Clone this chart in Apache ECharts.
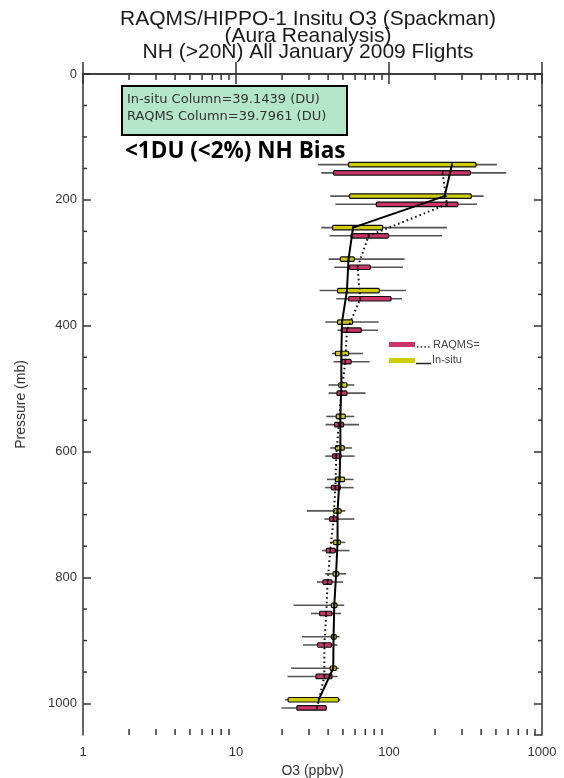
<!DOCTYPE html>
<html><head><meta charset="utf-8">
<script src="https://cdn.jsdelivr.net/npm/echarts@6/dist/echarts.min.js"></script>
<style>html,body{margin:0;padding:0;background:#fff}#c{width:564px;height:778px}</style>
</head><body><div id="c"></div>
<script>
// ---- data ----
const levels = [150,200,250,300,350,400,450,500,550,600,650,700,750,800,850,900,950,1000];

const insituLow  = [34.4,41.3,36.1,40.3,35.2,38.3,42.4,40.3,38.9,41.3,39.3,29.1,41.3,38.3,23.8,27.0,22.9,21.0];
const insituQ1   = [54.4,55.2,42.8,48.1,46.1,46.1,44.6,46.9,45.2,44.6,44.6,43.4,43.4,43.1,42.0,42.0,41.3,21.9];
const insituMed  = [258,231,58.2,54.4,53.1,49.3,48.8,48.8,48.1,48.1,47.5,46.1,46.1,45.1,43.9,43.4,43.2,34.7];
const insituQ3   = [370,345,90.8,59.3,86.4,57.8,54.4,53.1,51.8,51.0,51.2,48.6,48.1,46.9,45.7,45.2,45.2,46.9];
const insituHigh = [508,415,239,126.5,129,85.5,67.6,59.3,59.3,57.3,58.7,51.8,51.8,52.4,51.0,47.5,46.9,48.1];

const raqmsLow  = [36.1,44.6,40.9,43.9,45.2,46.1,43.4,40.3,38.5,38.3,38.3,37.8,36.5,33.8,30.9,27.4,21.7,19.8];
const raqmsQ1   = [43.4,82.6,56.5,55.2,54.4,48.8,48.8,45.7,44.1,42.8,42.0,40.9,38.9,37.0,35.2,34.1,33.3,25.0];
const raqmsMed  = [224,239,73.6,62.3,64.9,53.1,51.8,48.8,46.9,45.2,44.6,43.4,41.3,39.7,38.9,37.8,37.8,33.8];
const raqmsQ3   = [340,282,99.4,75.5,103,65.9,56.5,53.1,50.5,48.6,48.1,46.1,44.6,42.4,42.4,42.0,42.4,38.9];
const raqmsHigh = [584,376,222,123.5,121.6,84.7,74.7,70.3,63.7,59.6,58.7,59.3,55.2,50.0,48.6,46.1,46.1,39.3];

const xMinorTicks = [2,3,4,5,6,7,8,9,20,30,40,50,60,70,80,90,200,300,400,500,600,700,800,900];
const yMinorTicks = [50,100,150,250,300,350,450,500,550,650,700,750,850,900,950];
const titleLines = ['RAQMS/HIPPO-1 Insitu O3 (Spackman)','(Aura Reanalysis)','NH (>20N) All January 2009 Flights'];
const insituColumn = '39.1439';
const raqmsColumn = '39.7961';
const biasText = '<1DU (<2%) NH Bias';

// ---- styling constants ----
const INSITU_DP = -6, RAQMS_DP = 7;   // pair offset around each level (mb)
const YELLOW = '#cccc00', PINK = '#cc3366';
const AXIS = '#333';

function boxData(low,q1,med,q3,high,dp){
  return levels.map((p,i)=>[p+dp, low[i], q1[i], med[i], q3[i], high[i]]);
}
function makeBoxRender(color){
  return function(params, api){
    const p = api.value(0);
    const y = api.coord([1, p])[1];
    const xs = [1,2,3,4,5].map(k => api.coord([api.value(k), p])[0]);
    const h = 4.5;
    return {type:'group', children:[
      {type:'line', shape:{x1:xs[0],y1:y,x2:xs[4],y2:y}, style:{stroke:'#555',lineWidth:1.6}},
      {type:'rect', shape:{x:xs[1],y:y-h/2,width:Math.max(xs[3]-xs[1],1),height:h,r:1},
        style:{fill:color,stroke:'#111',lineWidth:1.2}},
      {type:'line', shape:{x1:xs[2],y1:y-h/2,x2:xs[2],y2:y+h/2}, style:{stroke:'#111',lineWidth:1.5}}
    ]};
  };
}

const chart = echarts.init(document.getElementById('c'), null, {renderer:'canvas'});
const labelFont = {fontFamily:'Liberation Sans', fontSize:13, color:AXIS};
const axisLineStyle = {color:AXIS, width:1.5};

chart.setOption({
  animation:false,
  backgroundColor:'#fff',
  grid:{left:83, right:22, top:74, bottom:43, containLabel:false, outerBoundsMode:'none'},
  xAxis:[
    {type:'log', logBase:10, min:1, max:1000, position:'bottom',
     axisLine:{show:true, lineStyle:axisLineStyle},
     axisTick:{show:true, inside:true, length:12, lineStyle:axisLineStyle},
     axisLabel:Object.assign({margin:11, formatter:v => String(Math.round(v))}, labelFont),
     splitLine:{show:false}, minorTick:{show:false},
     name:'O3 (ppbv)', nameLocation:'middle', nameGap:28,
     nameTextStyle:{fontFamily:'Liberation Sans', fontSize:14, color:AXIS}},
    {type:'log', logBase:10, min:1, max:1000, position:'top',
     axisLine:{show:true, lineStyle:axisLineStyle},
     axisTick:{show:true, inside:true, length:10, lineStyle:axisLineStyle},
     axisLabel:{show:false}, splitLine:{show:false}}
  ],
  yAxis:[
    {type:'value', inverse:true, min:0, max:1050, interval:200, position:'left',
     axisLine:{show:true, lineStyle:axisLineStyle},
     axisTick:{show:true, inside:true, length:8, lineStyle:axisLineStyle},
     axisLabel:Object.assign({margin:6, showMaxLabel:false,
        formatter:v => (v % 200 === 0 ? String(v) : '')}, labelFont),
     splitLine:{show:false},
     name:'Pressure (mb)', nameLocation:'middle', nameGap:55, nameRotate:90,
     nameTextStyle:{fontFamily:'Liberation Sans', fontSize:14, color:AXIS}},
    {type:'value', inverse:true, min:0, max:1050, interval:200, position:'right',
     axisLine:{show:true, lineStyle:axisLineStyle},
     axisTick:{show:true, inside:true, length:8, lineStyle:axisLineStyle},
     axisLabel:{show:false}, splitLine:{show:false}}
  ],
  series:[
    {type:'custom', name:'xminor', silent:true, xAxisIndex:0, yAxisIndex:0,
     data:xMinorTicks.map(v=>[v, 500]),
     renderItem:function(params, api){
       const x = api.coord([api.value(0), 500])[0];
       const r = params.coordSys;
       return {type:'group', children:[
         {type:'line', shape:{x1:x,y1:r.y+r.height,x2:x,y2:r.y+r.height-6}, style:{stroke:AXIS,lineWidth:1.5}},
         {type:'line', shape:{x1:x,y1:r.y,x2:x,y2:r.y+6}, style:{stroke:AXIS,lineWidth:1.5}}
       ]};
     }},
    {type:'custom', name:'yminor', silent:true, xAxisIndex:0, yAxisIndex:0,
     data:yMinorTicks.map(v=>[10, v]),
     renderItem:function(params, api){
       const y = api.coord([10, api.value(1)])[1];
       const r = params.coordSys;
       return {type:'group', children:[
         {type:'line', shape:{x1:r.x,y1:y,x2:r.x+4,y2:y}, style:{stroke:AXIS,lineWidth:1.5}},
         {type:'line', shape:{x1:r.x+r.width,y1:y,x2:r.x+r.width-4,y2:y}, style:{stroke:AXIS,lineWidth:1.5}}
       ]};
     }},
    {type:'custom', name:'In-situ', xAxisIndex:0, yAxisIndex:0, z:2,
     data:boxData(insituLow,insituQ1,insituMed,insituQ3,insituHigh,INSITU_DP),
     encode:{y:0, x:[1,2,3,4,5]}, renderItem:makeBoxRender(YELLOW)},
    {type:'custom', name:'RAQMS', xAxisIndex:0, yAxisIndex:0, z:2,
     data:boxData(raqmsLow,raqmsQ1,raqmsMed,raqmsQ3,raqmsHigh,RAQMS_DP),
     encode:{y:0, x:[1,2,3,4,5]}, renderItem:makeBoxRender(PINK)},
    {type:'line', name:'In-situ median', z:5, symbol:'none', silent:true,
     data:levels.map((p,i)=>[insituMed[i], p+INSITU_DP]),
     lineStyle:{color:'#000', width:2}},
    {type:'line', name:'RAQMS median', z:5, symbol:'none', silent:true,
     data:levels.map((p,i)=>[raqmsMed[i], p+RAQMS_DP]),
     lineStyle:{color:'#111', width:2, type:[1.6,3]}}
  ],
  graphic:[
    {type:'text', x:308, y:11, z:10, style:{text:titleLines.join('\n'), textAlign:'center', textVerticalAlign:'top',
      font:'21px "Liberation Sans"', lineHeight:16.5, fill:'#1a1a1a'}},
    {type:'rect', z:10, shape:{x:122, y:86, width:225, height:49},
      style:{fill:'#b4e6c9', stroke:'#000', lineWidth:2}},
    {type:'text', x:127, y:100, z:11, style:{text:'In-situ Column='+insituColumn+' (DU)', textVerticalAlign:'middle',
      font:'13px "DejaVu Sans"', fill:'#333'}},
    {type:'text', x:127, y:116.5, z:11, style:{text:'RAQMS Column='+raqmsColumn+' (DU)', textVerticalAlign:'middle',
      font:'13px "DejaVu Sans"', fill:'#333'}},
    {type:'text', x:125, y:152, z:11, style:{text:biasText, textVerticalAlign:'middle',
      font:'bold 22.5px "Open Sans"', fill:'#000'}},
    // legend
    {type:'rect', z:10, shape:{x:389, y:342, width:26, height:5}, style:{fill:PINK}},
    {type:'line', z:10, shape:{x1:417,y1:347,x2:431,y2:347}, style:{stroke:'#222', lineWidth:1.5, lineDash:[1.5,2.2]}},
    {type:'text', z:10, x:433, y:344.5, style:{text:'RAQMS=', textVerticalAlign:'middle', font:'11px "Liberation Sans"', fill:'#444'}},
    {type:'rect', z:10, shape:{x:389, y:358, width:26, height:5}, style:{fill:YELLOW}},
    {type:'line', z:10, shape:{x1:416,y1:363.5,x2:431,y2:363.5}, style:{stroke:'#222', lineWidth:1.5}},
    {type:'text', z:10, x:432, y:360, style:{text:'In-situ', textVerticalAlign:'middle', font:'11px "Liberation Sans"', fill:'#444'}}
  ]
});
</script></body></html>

## Set task
Leave out any pictures, please, and quote only the lines from the top of the data through the line that contains "const AXIS = '#333';".

## Exercise result
Clone this chart in Apache ECharts.
<!DOCTYPE html>
<html><head><meta charset="utf-8">
<script src="https://cdn.jsdelivr.net/npm/echarts@6/dist/echarts.min.js"></script>
<style>html,body{margin:0;padding:0;background:#fff}#c{width:564px;height:778px}</style>
</head><body><div id="c"></div>
<script>
// ---- data ----
const levels = [150,200,250,300,350,400,450,500,550,600,650,700,750,800,850,900,950,1000];

const insituLow  = [34.4,41.3,36.1,40.3,35.2,38.3,42.4,40.3,38.9,41.3,39.3,29.1,41.3,38.3,23.8,27.0,22.9,21.0];
const insituQ1   = [54.4,55.2,42.8,48.1,46.1,46.1,44.6,46.9,45.2,44.6,44.6,43.4,43.4,43.1,42.0,42.0,41.3,21.9];
const insituMed  = [258,231,58.2,54.4,53.1,49.3,48.8,48.8,48.1,48.1,47.5,46.1,46.1,45.1,43.9,43.4,43.2,34.7];
const insituQ3   = [370,345,90.8,59.3,86.4,57.8,54.4,53.1,51.8,51.0,51.2,48.6,48.1,46.9,45.7,45.2,45.2,46.9];
const insituHigh = [508,415,239,126.5,129,85.5,67.6,59.3,59.3,57.3,58.7,51.8,51.8,52.4,51.0,47.5,46.9,48.1];

const raqmsLow  = [36.1,44.6,40.9,43.9,45.2,46.1,43.4,40.3,38.5,38.3,38.3,37.8,36.5,33.8,30.9,27.4,21.7,19.8];
const raqmsQ1   = [43.4,82.6,56.5,55.2,54.4,48.8,48.8,45.7,44.1,42.8,42.0,40.9,38.9,37.0,35.2,34.1,33.3,25.0];
const raqmsMed  = [224,239,73.6,62.3,64.9,53.1,51.8,48.8,46.9,45.2,44.6,43.4,41.3,39.7,38.9,37.8,37.8,33.8];
const raqmsQ3   = [340,282,99.4,75.5,103,65.9,56.5,53.1,50.5,48.6,48.1,46.1,44.6,42.4,42.4,42.0,42.4,38.9];
const raqmsHigh = [584,376,222,123.5,121.6,84.7,74.7,70.3,63.7,59.6,58.7,59.3,55.2,50.0,48.6,46.1,46.1,39.3];

const xMinorTicks = [2,3,4,5,6,7,8,9,20,30,40,50,60,70,80,90,200,300,400,500,600,700,800,900];
const yMinorTicks = [50,100,150,250,300,350,450,500,550,650,700,750,850,900,950];
const titleLines = ['RAQMS/HIPPO-1 Insitu O3 (Spackman)','(Aura Reanalysis)','NH (>20N) All January 2009 Flights'];
const insituColumn = '39.1439';
const raqmsColumn = '39.7961';
const biasText = '<1DU (<2%) NH Bias';

// ---- styling constants ----
const INSITU_DP = -6, RAQMS_DP = 7;   // pair offset around each level (mb)
const YELLOW = '#cccc00', PINK = '#cc3366';
const AXIS = '#333';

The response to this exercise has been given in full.